El senador Morawiecki habló de la “satisfacción” de sus compatriotas polacos judíos por quedar hacinados en los guetos ínvirtiendo la ecuación racista: según este políticos, los judíos iban voluntariamente “para no lidiar con los desagradables polacos”. La elección de palabras es notable, porque los polacos judíos supuestamente no querían ver más polacos, con lo que se sugiere que en realidad no eran polacos sino extranjeros o al menos extraños. En el reportaje, el senador continuó explicando que los judíos fueron también perpetradores del Holocausto porque existía una policía judía en los guetos, que mantenía el orden interno. Este tipo de comparaciones, muy comunes entre neonazis, busca equiparar delatores por interés o por prejuicio en la población civil de un país ocupado con posibles miserias entre prisioneros condenados a muerte. El registro histórico muestra la activa participación de la policía polaca en las redadas antisemitas, la reluctancia de la resistencia a ayudar a los que trataban de huir y la sistemática delación de judíos a las autoridades alemanas. 

De hecho, comparar la situación de los judíos perseguidos en la Polonia ocupada con lo que vivieron los que fueron encerrados en los guetos de Ucrania a partir de 1941 permite ver una enorme diferencia, que los partisanos soviéticos consideraban la liberación de sus compatriotas judíos como un objetivo importante y que reclutaron a miles en lo que terminó siendo un ejército de retaguardia contra los nazis. Excepto por miles de polacos que individualmente se jugaron la vida y la libertad para ayudar a un compatriota judío, en Polonia los judíos estaban solos. Una mayoría de la población asistió al Holocausto en silencio y tomó las vivienda y la propiedad de los deportados.

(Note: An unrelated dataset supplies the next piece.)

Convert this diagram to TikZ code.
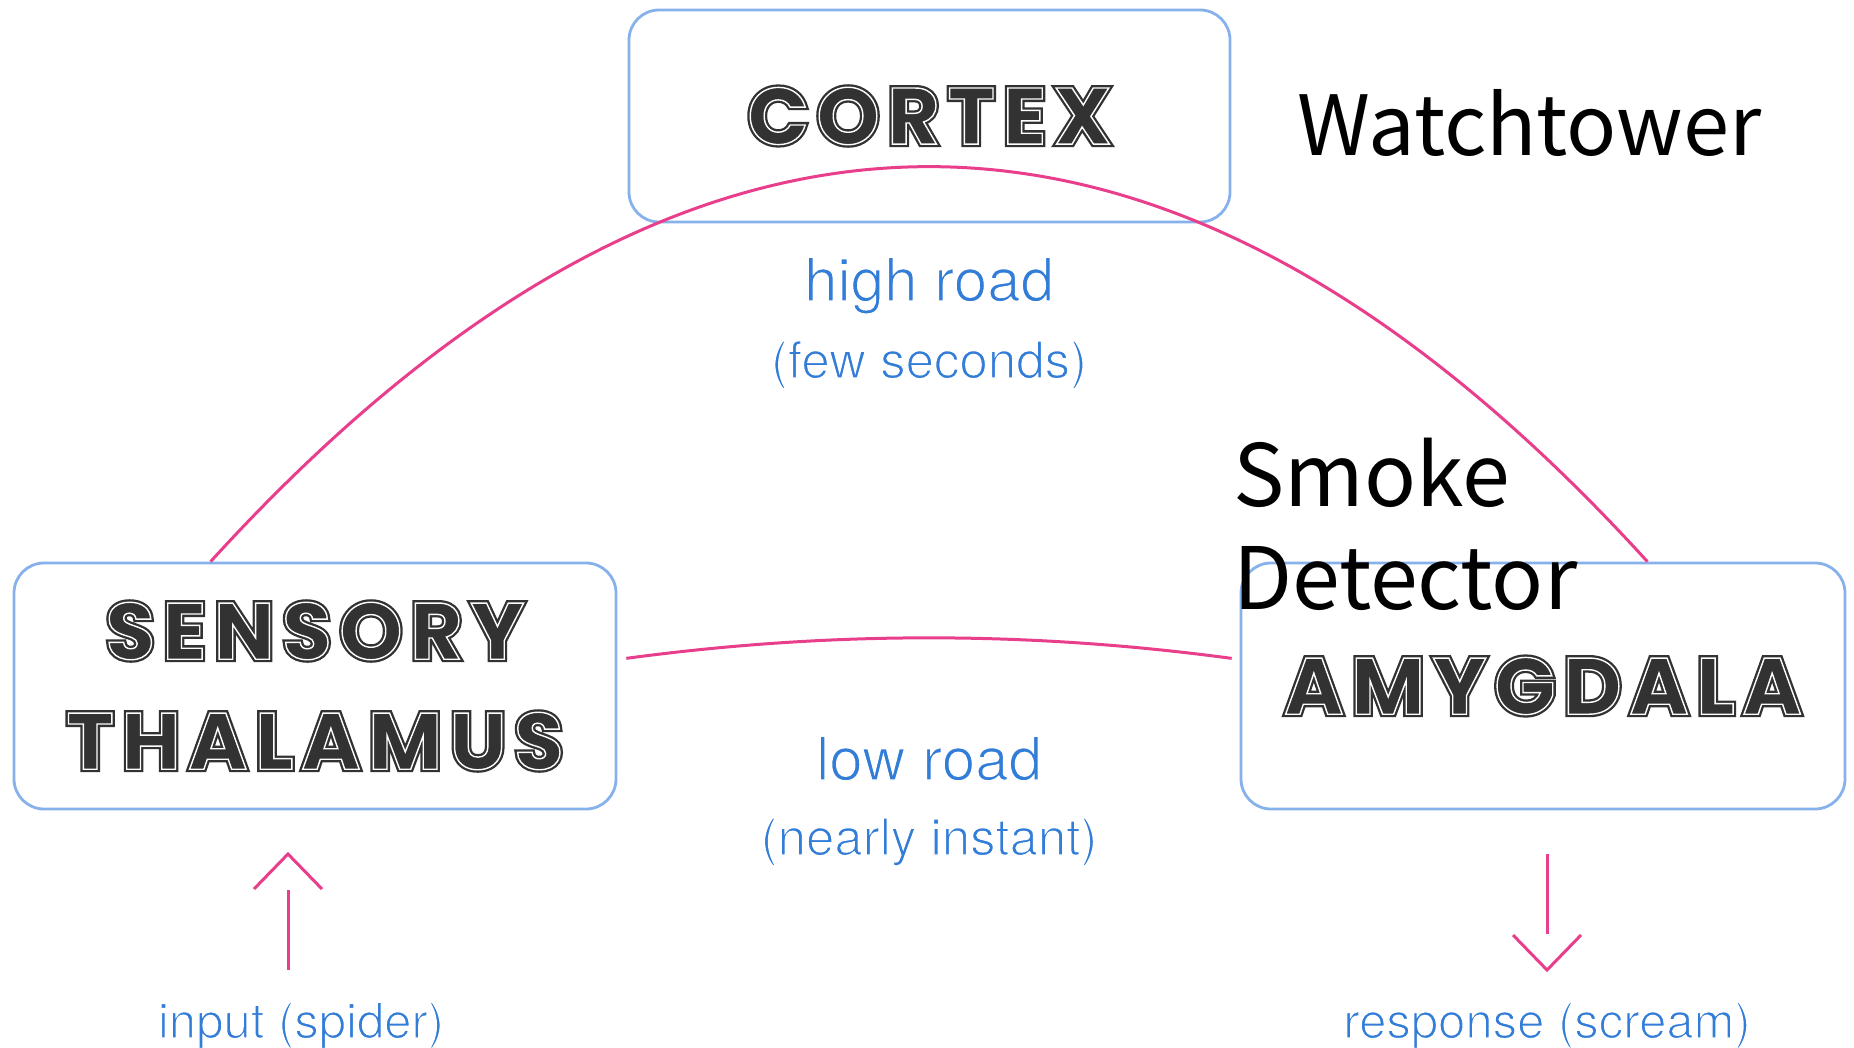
\documentclass[tikz,border=0pt]{standalone}
\usepackage{fontspec}
\setmainfont{TeX Gyre Heros}
\newfontfamily\boxfont[LetterSpace=10]{Poppins}
\newfontfamily\jpfont{Noto Sans CJK JP}
\definecolor{boxblue}{RGB}{135,177,235}
\definecolor{roadpink}{RGB}{232,62,140}
\definecolor{labelblue}{RGB}{50,125,215}
\definecolor{inkgray}{RGB}{50,50,50}
% inline (double-line) lettering: emboldened dark layer + thin white outline on top
\newcommand\inlinetxt[1]{\makebox[0pt][l]{\special{pdf:literal direct 2 Tr 6 w}#1\special{pdf:literal direct 0 Tr 0.4 w}}{\color{white}\special{pdf:literal direct 1 Tr 1.4 w}#1\special{pdf:literal direct 0 Tr 0.4 w}}}
% light lettering: fill, then thin white stroke over the glyph edges
\newcommand\lighttxt[1]{\special{pdf:literal direct 2 Tr 1.4 w 1 1 1 RG}#1\special{pdf:literal direct 0 Tr 0.4 w}}
\tikzset{
  brainbox/.style={draw=boxblue, line width=2.8pt, rounded corners=30pt, inner sep=0pt,
    text=inkgray, align=center, font=\boxfont\bfseries\fontsize{80}{110}\selectfont},
  roadline/.style={draw=roadpink, line width=3pt},
  bluelabel/.style={text=labelblue, inner sep=0pt, anchor=base},
  blacklabel/.style={text=black, inner sep=0pt, anchor=base west, font=\jpfont\fontsize{86}{103}\selectfont}
}
\begin{document}
\begin{tikzpicture}[x=1pt,y=-1pt]
\useasboundingbox (0,0) rectangle (1854,1048);
% boxes
\node[brainbox, minimum width=601pt, minimum height=212pt] (cortex) at (929.5,116) {\inlinetxt{CORTEX}};
\node[brainbox, minimum width=602pt, minimum height=246pt] (thal) at (315,686) {\inlinetxt{SENSORY}\\\inlinetxt{THALAMUS}};
\node[brainbox, minimum width=604pt, minimum height=246pt] (amyg) at (1543,686) {\inlinetxt{AMYGDALA}};
% black labels
\node[blacklabel, font=\jpfont\fontsize{83}{103}\selectfont] (watch) at (1297,156) {Watchtower};
\node[blacklabel] (smoke) at (1233,506) {Smoke};
\node[blacklabel] (detector) at (1233,609) {Detector};
% blue labels
\node[bluelabel, font=\fontsize{60}{70}\selectfont] (high) at (929,301) {\lighttxt{high road}};
\node[bluelabel, font=\fontsize{51}{60}\selectfont] (highsub) at (929,378) {\lighttxt{(few seconds)}};
\node[bluelabel, font=\fontsize{60}{70}\selectfont] (low) at (929,780) {\lighttxt{low road}};
\node[bluelabel, font=\fontsize{51}{60}\selectfont] (lowsub) at (929,855) {\lighttxt{(nearly instant)}};
\node[bluelabel, font=\fontsize{49}{60}\selectfont] (input) at (301,1038) {\lighttxt{input (spider)}};
\node[bluelabel, font=\fontsize{49}{60}\selectfont] (response) at (1547,1038) {\lighttxt{response (scream)}};
% roads
\draw[roadline] (thal.130) .. controls (690,35) and (1168,35) .. (amyg.50);
\draw[roadline, shorten <=9pt, shorten >=8pt] (thal.5) .. controls (830,631) and (1028,631) .. (amyg.175);
% input arrow
\coordinate (inbot) at (288,970);
\coordinate (intip) at (288,854);
\draw[roadline] (inbot) -- ([yshift=-36pt]intip);
\draw[roadline] ([xshift=-34pt,yshift=-35pt]intip) -- (intip) -- ([xshift=34pt,yshift=-35pt]intip);
% response arrow
\coordinate (outtop) at (1547,854);
\coordinate (outtip) at (1547,970);
\draw[roadline] (outtop) -- ([yshift=36pt]outtip);
\draw[roadline] ([xshift=-34pt,yshift=35pt]outtip) -- (outtip) -- ([xshift=34pt,yshift=35pt]outtip);
\end{tikzpicture}
\end{document}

El 4 de julio de 1946, a más de un año de terminada la guerra, en la ciudad de Kielce hubo un último pogrom contra un grupo de sobrevivientes judíos que había logrado volver a casa. Una turba mató a 42 personas, un crimen por el que el entonces ministro de Relaciones Exteriores Dariusz Rosati pidió disculpas en 1996. “Fue un acto de antisemitismo polaco”, dijo el ministro. Dos décadas después, otro gobierno polaco intenta evitar toda discusión sobre el tema y atacar con una ley reciente a cualquiera, en el mundo, que lo mencione.